## Instructions to follow
Give every line back verbatim, dropping all images.
'''
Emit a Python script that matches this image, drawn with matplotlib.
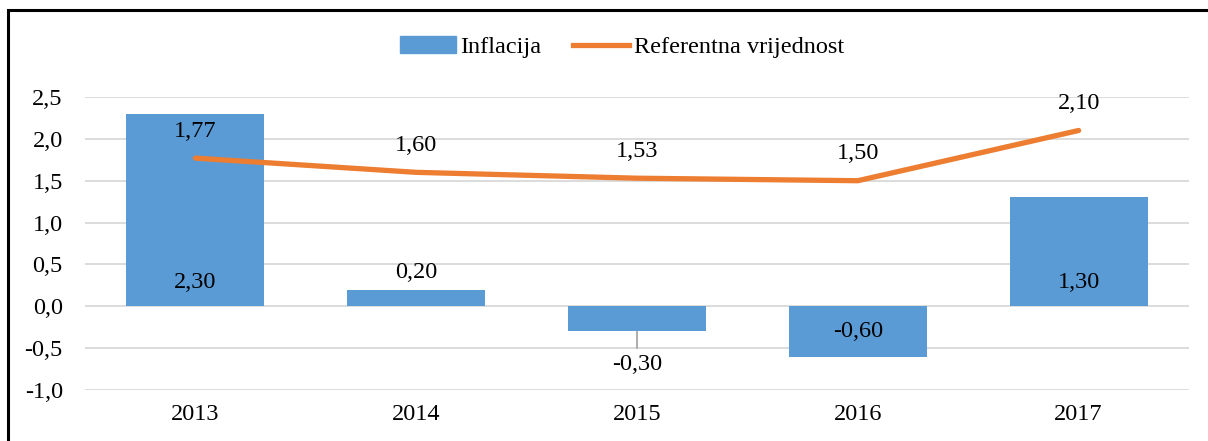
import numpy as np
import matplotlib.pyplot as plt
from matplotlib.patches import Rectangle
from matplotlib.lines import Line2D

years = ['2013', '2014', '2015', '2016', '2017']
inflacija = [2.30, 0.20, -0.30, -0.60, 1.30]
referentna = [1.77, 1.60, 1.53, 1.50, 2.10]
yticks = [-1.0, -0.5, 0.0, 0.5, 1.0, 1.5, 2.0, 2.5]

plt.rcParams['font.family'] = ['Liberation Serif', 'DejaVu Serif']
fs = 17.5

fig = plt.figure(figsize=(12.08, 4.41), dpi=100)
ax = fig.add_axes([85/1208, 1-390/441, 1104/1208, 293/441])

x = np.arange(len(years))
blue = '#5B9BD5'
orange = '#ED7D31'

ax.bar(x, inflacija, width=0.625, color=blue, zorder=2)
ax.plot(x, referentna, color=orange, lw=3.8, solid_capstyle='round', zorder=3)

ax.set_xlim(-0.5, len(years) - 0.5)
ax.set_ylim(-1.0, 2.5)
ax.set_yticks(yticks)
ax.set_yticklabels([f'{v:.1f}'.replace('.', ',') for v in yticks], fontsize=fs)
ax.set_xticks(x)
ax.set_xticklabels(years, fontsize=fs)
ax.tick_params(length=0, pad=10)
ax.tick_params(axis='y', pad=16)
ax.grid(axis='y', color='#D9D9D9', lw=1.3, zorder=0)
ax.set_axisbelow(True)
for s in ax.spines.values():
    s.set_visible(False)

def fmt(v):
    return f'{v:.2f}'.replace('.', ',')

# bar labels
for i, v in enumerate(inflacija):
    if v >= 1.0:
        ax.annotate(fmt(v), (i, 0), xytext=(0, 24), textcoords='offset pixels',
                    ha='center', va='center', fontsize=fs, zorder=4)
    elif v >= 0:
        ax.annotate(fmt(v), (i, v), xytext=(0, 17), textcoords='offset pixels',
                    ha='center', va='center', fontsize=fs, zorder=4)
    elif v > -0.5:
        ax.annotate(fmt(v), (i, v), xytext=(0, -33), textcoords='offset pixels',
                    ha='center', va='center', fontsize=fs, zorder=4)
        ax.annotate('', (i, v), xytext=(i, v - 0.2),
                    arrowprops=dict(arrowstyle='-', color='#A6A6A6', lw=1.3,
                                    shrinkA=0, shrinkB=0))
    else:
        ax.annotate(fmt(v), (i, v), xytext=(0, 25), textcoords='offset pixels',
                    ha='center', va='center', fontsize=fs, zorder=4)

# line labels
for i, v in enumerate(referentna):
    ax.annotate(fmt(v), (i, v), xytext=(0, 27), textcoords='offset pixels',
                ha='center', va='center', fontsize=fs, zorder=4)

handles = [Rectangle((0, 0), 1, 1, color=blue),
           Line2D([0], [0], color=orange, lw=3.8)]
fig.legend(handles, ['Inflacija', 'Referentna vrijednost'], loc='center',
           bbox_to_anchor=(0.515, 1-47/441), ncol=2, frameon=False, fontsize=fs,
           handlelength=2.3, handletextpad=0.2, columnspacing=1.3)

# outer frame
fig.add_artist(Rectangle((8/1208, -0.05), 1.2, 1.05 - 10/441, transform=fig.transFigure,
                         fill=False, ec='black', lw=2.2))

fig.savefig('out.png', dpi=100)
'''
## Reply
Emit a Python script that matches this image, drawn with matplotlib.
import numpy as np
import matplotlib.pyplot as plt
from matplotlib.patches import Rectangle
from matplotlib.lines import Line2D

years = ['2013', '2014', '2015', '2016', '2017']
inflacija = [2.30, 0.20, -0.30, -0.60, 1.30]
referentna = [1.77, 1.60, 1.53, 1.50, 2.10]
yticks = [-1.0, -0.5, 0.0, 0.5, 1.0, 1.5, 2.0, 2.5]

plt.rcParams['font.family'] = ['Liberation Serif', 'DejaVu Serif']
fs = 17.5

fig = plt.figure(figsize=(12.08, 4.41), dpi=100)
ax = fig.add_axes([85/1208, 1-390/441, 1104/1208, 293/441])

x = np.arange(len(years))
blue = '#5B9BD5'
orange = '#ED7D31'

ax.bar(x, inflacija, width=0.625, color=blue, zorder=2)
ax.plot(x, referentna, color=orange, lw=3.8, solid_capstyle='round', zorder=3)

ax.set_xlim(-0.5, len(years) - 0.5)
ax.set_ylim(-1.0, 2.5)
ax.set_yticks(yticks)
ax.set_yticklabels([f'{v:.1f}'.replace('.', ',') for v in yticks], fontsize=fs)
ax.set_xticks(x)
ax.set_xticklabels(years, fontsize=fs)
ax.tick_params(length=0, pad=10)
ax.tick_params(axis='y', pad=16)
ax.grid(axis='y', color='#D9D9D9', lw=1.3, zorder=0)
ax.set_axisbelow(True)
for s in ax.spines.values():
    s.set_visible(False)

def fmt(v):
    return f'{v:.2f}'.replace('.', ',')

# bar labels
for i, v in enumerate(inflacija):
    if v >= 1.0:
        ax.annotate(fmt(v), (i, 0), xytext=(0, 24), textcoords='offset pixels',
                    ha='center', va='center', fontsize=fs, zorder=4)
    elif v >= 0:
        ax.annotate(fmt(v), (i, v), xytext=(0, 17), textcoords='offset pixels',
                    ha='center', va='center', fontsize=fs, zorder=4)
    elif v > -0.5:
        ax.annotate(fmt(v), (i, v), xytext=(0, -33), textcoords='offset pixels',
                    ha='center', va='center', fontsize=fs, zorder=4)
        ax.annotate('', (i, v), xytext=(i, v - 0.2),
                    arrowprops=dict(arrowstyle='-', color='#A6A6A6', lw=1.3,
                                    shrinkA=0, shrinkB=0))
    else:
        ax.annotate(fmt(v), (i, v), xytext=(0, 25), textcoords='offset pixels',
                    ha='center', va='center', fontsize=fs, zorder=4)

# line labels
for i, v in enumerate(referentna):
    ax.annotate(fmt(v), (i, v), xytext=(0, 27), textcoords='offset pixels',
                ha='center', va='center', fontsize=fs, zorder=4)

handles = [Rectangle((0, 0), 1, 1, color=blue),
           Line2D([0], [0], color=orange, lw=3.8)]
fig.legend(handles, ['Inflacija', 'Referentna vrijednost'], loc='center',
           bbox_to_anchor=(0.515, 1-47/441), ncol=2, frameon=False, fontsize=fs,
           handlelength=2.3, handletextpad=0.2, columnspacing=1.3)

# outer frame
fig.add_artist(Rectangle((8/1208, -0.05), 1.2, 1.05 - 10/441, transform=fig.transFigure,
                         fill=False, ec='black', lw=2.2))

fig.savefig('out.png', dpi=100)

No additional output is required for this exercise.